SUDAN/FILE: After half a century of strife, Sudan's south is finally set for independence
Record ID:
1533343
SUDAN/FILE: After half a century of strife, Sudan's south is finally set for independence
- Title: SUDAN/FILE: After half a century of strife, Sudan's south is finally set for independence
- Date: 8th July 2011
- Summary: SCHOOL CHILDREN PRACTICE DANCE MOVEMENTS FOR INDEPENDENCE CELEBRATIONS VARIOUS OF SCHOOL CHILDREN PRACTISING SUDAN BAND LEADER DIRECTING SCHOOL CHILDREN ON DANCE SCHOOL CHILDREN DANCING
- Embargoed: 22nd July 2011 22:02
- Keywords:
- Location: Sudan
- Country: Sudan
- Topics: Politics
- Reuters ID: LVA62YFXJJFBOG0N77I96S7LYVIB
- Aspect Ratio: 4:3
- Story Text: After fighting for more than 48 years, southern Sudanese were preparing for their independence on Thursday (July 7).
On the streets of Juba, southerners joyfully expressed their emotions with hundreds of traditional dancers joining the military for rehearsals as they await Saturday (July 9).
Military officers, traditional dancers and school children dressed in colourful traditional regalia as residents watched on the side.
John Amuri Rual, whose group specialises on jumping dances, urged those southerners still in diaspora communities to return and help rebuild their nation as fighting has technically come to an end.
"The war that we fought for 48 years is over, God has given us our privilege so whoever is in the diaspora should come back and develop our country as without them we can not march," traditional dancer John Amuri Rual said.
The mausoleum site where celebrations are meant to take place this weekend is still under construction.
Ambassador John Andrew Duku, the official charged with overseeing the ground work for the celebrations there, said the continent's tallest flag pole was intended to be symbolic.
"This pole is the tallest ever pole, flag pole put in the soil of Africa, for us its pride because southern Sudan is probably is maybe one of the last countries to get independent in Africa," said Ambassador John Andrew Duku an official with southern Sudan government.
The split of the oil-producing south from the north was agreed in a January referendum, itself promised in a 2005 peace deal.
Both sides fought each other during decades of civil war, and have yet to agree on the position of their shared border and how they will manage oil revenues.

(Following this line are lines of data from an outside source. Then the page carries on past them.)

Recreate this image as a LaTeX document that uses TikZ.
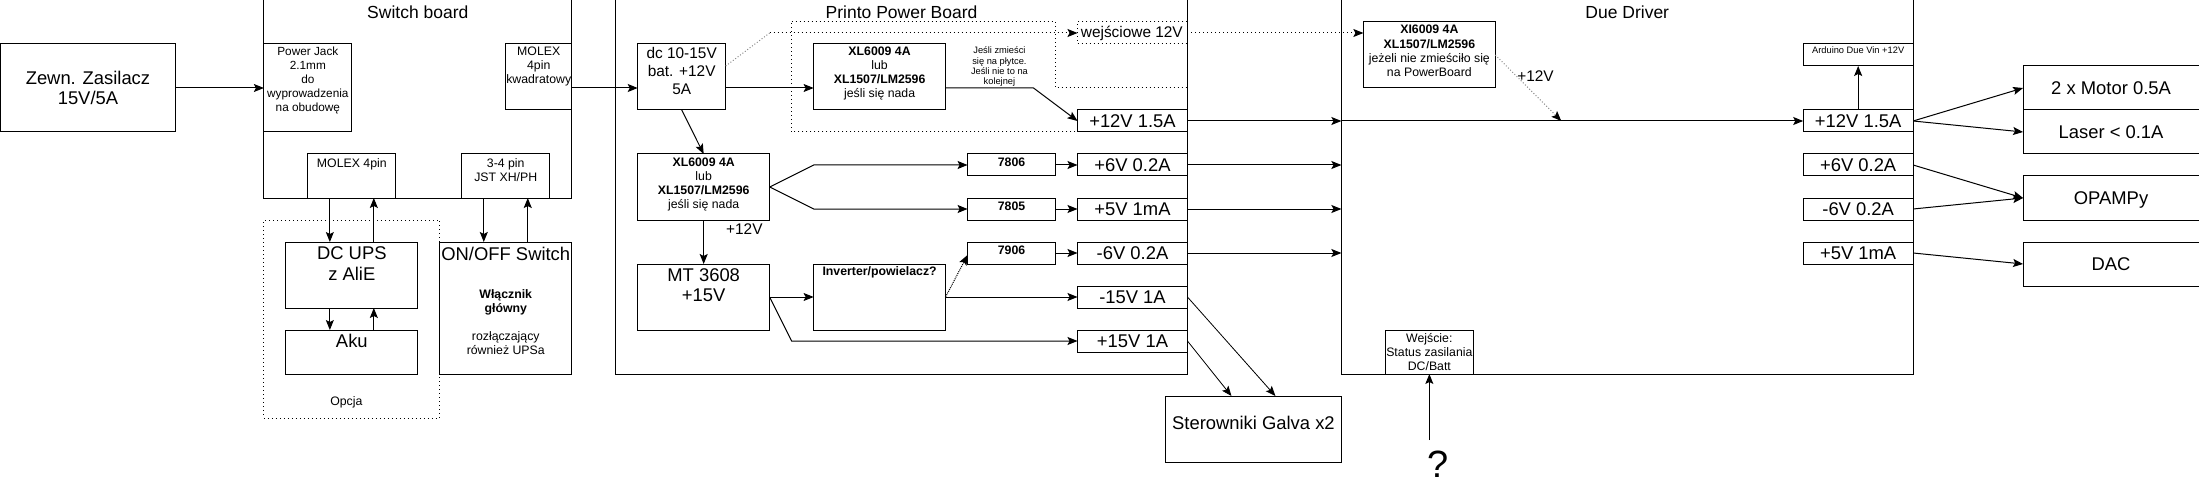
\documentclass[tikz,border=0pt]{standalone}
\usepackage{fontspec}
\setmainfont{Liberation Sans}
\usetikzlibrary{arrows.meta}
\newcommand\fzL{\fontsize{18.4}{20.5}\selectfont}
\newcommand\fzT{\fontsize{17.5}{20}\selectfont}
\newcommand\fzP{\fontsize{15.4}{18}\selectfont}
\newcommand\fzM{\fontsize{12.3}{14.1}\selectfont}
\newcommand\fzS{\fontsize{9.3}{10.3}\selectfont}
\newcommand\mkbox[7][]{\node[bx,minimum width={(#5-#3)*21.99pt},minimum height={(#6-#4)*22pt},#1] (#2) at ({(#3+#5)/2},{(#4+#6)/2}) {#7};}
\begin{document}
\begin{tikzpicture}[x=21.99pt, y=-22pt, line width=1pt,
  bx/.style={draw, inner sep=0pt, outer sep=0pt, align=center, font=\fzL},
  tl/.style={anchor=north, align=center, inner sep=0pt, font=\fzL},
  tm/.style={anchor=north, align=center, inner sep=0pt, font=\fzM},
  txt/.style={anchor=base, inner sep=0pt, align=center},
  arr/.style={-{Stealth[length=10pt,width=8pt,inset=2pt]}},
  dots/.style={dash pattern=on 1pt off 3pt},
  gdots/.style={draw=black!45, dash pattern=on 1pt off 2pt}]
\useasboundingbox (0,0) rectangle (100,22);

% ---------- dotted areas ----------
\draw[dots] (36,1) -- (48,1) -- (48,4) -- (54,4);
\draw[dots] (54,6) -- (36,6) -- (36,1);
\mkbox[dots]{opc}{12}{10}{20}{19}{}
\node[txt, font=\fzM] (opct) at (15.75,18.43) {Opcja};

% ---------- containers ----------
\mkbox[label={[tl,font=\fzT,yshift=-5.4pt]north:Switch board}]{sw}{12}{0}{26}{9}{}
\mkbox[label={[tl,font=\fzT,yshift=-5.4pt]north:Printo Power Board}]{pp}{28}{0}{54}{17}{}
\mkbox[label={[tl,font=\fzT,yshift=-5.4pt]north:Due Driver}]{due}{61}{0}{87}{17}{}

% ---------- left part ----------
\mkbox{zew}{0}{2}{8}{6}{Zewn. Zasilacz\\15V/5A}
\mkbox[label={[tm,font=\fontsize{11.8}{14.1}\selectfont,yshift=-2.3pt]north:{Power Jack\\2.1mm\\do\\wyprowadzenia\\na obudowę}}]{pj}{12}{2}{16}{6}{}
\mkbox[label={[tm,yshift=-2.3pt]north:{MOLEX\\4pin\\kwadratowy}}]{mkw}{23}{2}{26}{5}{}
\mkbox[label={[tm,yshift=-3.6pt]north:{MOLEX 4pin}}]{m4}{14}{7}{18}{9}{}
\mkbox[label={[tm,yshift=-3.6pt]north:{3-4 pin\\JST XH/PH}}]{jst}{21}{7}{25}{9}{}
\mkbox[label={[tl,yshift=-4.4pt]north:{DC UPS\\z AliE}}]{ups}{13}{11}{19}{14}{}
\mkbox[label={[tl,yshift=-3.8pt]north:{Aku}}]{aku}{13}{15}{19}{17}{}
\mkbox[label={[tl,yshift=-4.4pt]north:{ON/OFF Switch}}]{onoff}{20}{11}{26}{17}{}
\node[anchor=north, align=center, font=\fzM, inner sep=0pt] (onofftxt) at (23,13.13)
  {\textbf{Włącznik}\\\textbf{główny}\\[14pt]rozłączający\\również UPSa};

% ---------- Printo Power Board ----------
\mkbox[label={[tm,font=\fzP,yshift=-2.9pt]north:{dc 10-15V\\bat. +12V\\5A}}]{dc}{29}{2}{33}{5}{}
\mkbox[label={[tm,yshift=-2.3pt]north:{\textbf{XL6009 4A}\\lub\\\textbf{XL1507/LM2596}\\jeśli się nada}}]{xlt}{37}{2}{43}{5}{}
\node[anchor=north, align=center, font=\fzS, inner sep=0pt] (note) at (45.45,2.12)
  {Jeśli zmieści\\się na płytce.\\Jeśli nie to na\\kolejnej};
\mkbox[dots]{wej}{49}{1}{54}{2}{}
\node[txt, font=\fzP] (wejt) at (51.47,1.69) {wejściowe 12V};
\mkbox{o12}{49}{5}{54}{6}{+12V 1.5A}
\mkbox{o6}{49}{7}{54}{8}{+6V 0.2A}
\mkbox{o5}{49}{9}{54}{10}{+5V 1mA}
\mkbox{om6}{49}{11}{54}{12}{-6V 0.2A}
\mkbox{om15}{49}{13}{54}{14}{-15V 1A}
\mkbox{o15}{49}{15}{54}{16}{+15V 1A}
\mkbox[label={[tm,yshift=-3pt]north:{\textbf{XL6009 4A}\\lub\\\textbf{XL1507/LM2596}\\jeśli się nada}}]{xlm}{29}{7}{35}{10}{}
\mkbox[label={[tm,yshift=-3pt]north:{\textbf{7806}}}]{r6}{44}{7}{48}{8}{}
\mkbox[label={[tm,yshift=-3pt]north:{\textbf{7805}}}]{r5}{44}{9}{48}{10}{}
\mkbox[label={[tm,yshift=-3pt]north:{\textbf{7906}}}]{r96}{44}{11}{48}{12}{}
\mkbox[label={[tl,font=\fontsize{18.4}{20}\selectfont,yshift=-4.1pt]north:{MT 3608\\+15V}}]{mt}{29}{12}{35}{15}{}
\mkbox[label={[tm,yshift=-2.3pt]north:{\textbf{Inverter/powielacz?}}}]{inv}{37}{12}{43}{15}{}
\node[txt, font=\fzP] (l12) at (33.85,10.67) {+12V};

% ---------- Galva ----------
\mkbox{gal}{53}{18}{61}{21}{}
\node[txt, font=\fzL] (galt) at (57,19.51) {Sterowniki Galva x2};

% ---------- Due Driver ----------
\mkbox[label={[tm,yshift=-2.9pt]north:{\textbf{XI6009 4A}\\\textbf{XL1507/LM2596}\\jeżeli nie zmieściło się\\na PowerBoard}}]{xi}{62}{1}{68}{4}{}
\node[txt, font=\fzP] (l12b) at (69.83,3.70) {+12V};
\mkbox[label={[tm,yshift=-3pt]north:{Wejście:\\Status zasilania\\DC/Batt}}]{wej2}{63}{15}{67}{17}{}
\node[txt, font=\fontsize{38}{38}\selectfont] (q) at (65.39,21.72) {?};
\coordinate (qtop) at (65,20);
\mkbox[label={[tm,font=\fzS,yshift=-2.4pt]north:{Arduino Due Vin +12V}}]{ard}{82}{2}{87}{3}{}
\mkbox{d12}{82}{5}{87}{6}{+12V 1.5A}
\mkbox{d6}{82}{7}{87}{8}{+6V 0.2A}
\mkbox{dm6}{82}{9}{87}{10}{-6V 0.2A}
\mkbox{d5}{82}{11}{87}{12}{+5V 1mA}

% ---------- loads ----------
\mkbox{mot}{92}{3}{100}{5}{2 x Motor 0.5A}
\mkbox{las}{92}{5}{100}{7}{Laser < 0.1A}
\mkbox[text depth=0pt]{op}{92}{8}{100}{10}{OPAMPy}
\mkbox{dac}{92}{11}{100}{13}{DAC}

% ---------- connectors: switch board ----------
\draw[arr] (zew.east) -- (pj.west);
\draw[arr] ([xshift=-21.99pt]m4.south) -- ([xshift=-21.99pt]ups.north);
\draw[arr] ([xshift=21.99pt]ups.north) -- ([xshift=21.99pt]m4.south);
\draw[arr] ([xshift=-21.99pt]ups.south) -- ([xshift=-21.99pt]aku.north);
\draw[arr] ([xshift=21.99pt]aku.north) -- ([xshift=21.99pt]ups.south);
\draw[arr] ([xshift=-21.99pt]jst.south) -- ([xshift=-21.99pt]onoff.north);
\draw[arr] ([xshift=21.99pt]onoff.north) -- ([xshift=21.99pt]jst.south);
\draw[arr] ([yshift=-11pt]mkw.east) -- ([yshift=-11pt]dc.west);

% ---------- connectors: power board ----------
\draw[arr] ([yshift=-11pt]dc.east) -- ([yshift=-11pt]xlt.west);
\draw[arr] (dc.south) -- (xlm.north);
\draw[arr] (xlm.south) -- (mt.north);
\draw[arr] ([yshift=-11pt]xlt.east) -- ++(4,0) -- (o12.west);
\coordinate (gk) at (35,1.5);
\draw[gdots] ([yshift=11pt]dc.east) -- (gk);
\draw[dots,-{Stealth[length=10pt,width=8pt,inset=2pt]}] (gk) -- (wej.west);
\draw[dots,-{Stealth[length=10pt,width=8pt,inset=2pt]}] (wej.east) -- ([yshift=22pt]xi.west);
\draw[arr] (xlm.east) -- ++(2,-1) -- (r6.west);
\draw[arr] (xlm.east) -- ++(2,1) -- (r5.west);
\draw[arr] (r6.east) -- (o6.west);
\draw[arr] (r5.east) -- (o5.west);
\draw[arr] (r96.east) -- (om6.west);
\draw[arr] (mt.east) -- (inv.west);
\draw[arr] (mt.east) -- ++(1,2) -- (o15.west);
\draw[arr] (inv.east) -- (om15.west);
\draw[densely dotted,-{Stealth[length=10pt,width=8pt,inset=2pt]}] (inv.east) -- ([yshift=-2pt]r96.west);

% ---------- connectors: to Due Driver ----------
\coordinate (din) at (o12.east -| due.west);
\draw[arr] (o12.east) -- (din);
\draw[arr] (din) -- (d12.west);
\draw[arr] (o6.east) -- (o6.east -| due.west);
\draw[arr] (o5.east) -- (o5.east -| due.west);
\draw[arr] (om6.east) -- (om6.east -| due.west);
\draw[line width=0.8pt,arr] (om15.east) -- ([xshift=21.99pt]gal.north);
\draw[line width=0.8pt,arr] (o15.east) -- ([xshift=-21.99pt]gal.north);
\coordinate (j12) at (71,5.5);
\draw[gdots,-{Stealth[length=10pt,width=8pt,inset=2pt,black]}] (xi.east) -- (j12);
\draw[arr] (qtop) -- (wej2.south);
\draw[arr] (d12.north) -- (ard.south);

% ---------- connectors: loads ----------
\draw[arr] (d12.east) -- (mot.west);
\draw[arr] (d12.east) -- (las.west);
\draw[arr] (d6.east) -- (op.west);
\draw[arr] (dm6.east) -- (op.west);
\draw[arr] (d5.east) -- (dac.west);
\end{tikzpicture}
\end{document}
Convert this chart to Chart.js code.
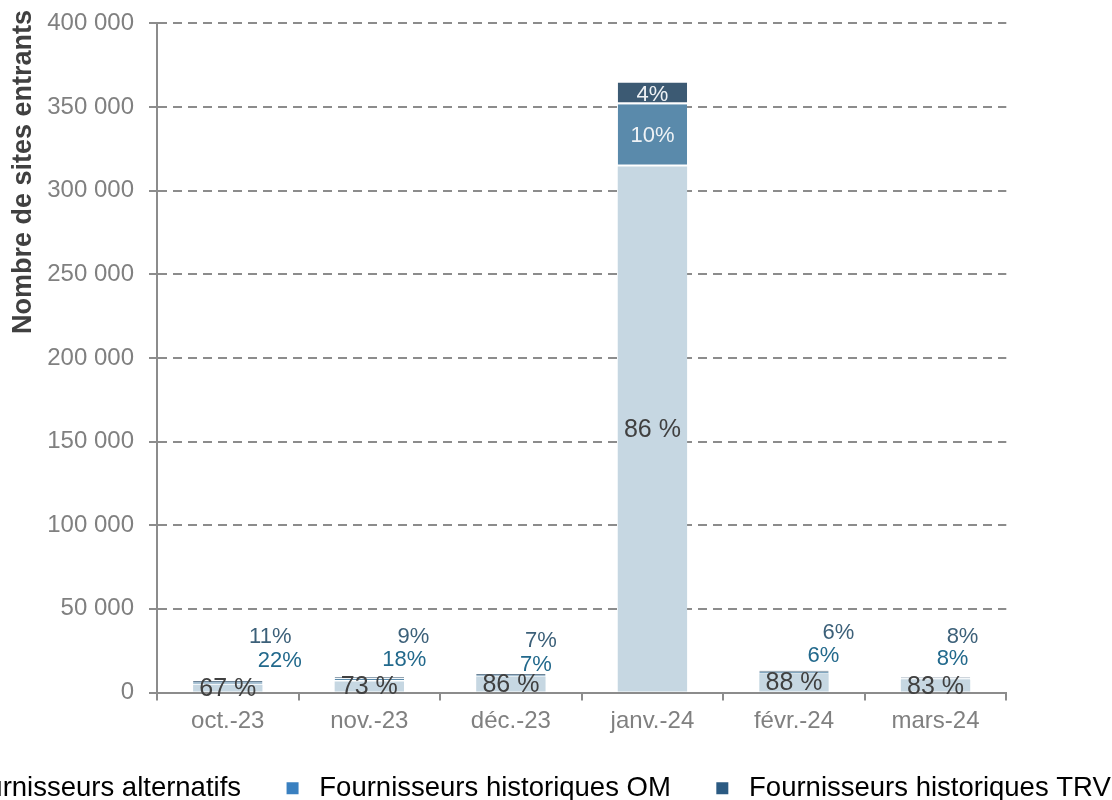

The north's army and south-linked fighters have also been clashing in Southern Kordofan, the north's main oil state in recent days.
More than 73,000 civilians have fled since clashes between the northern army and south-linked forces started in early June in the northern oil-producing state that borders the south, according to U.N. reports.
The violence has clouded preparations for the independence of south Sudan and raised fears that fighting could spread south over the border.
As Sudan prepares to lose its south, activists have accused Khartoum of trying to stamp its authority on rebellious areas left on the northern side of the border.
Southern Kordofan is important to the north because it has the most productive oil fields that will remain under Khartoum's control after the split. The south could take as much as 75 percent of Sudan's 500,000 barrels per day of oil output.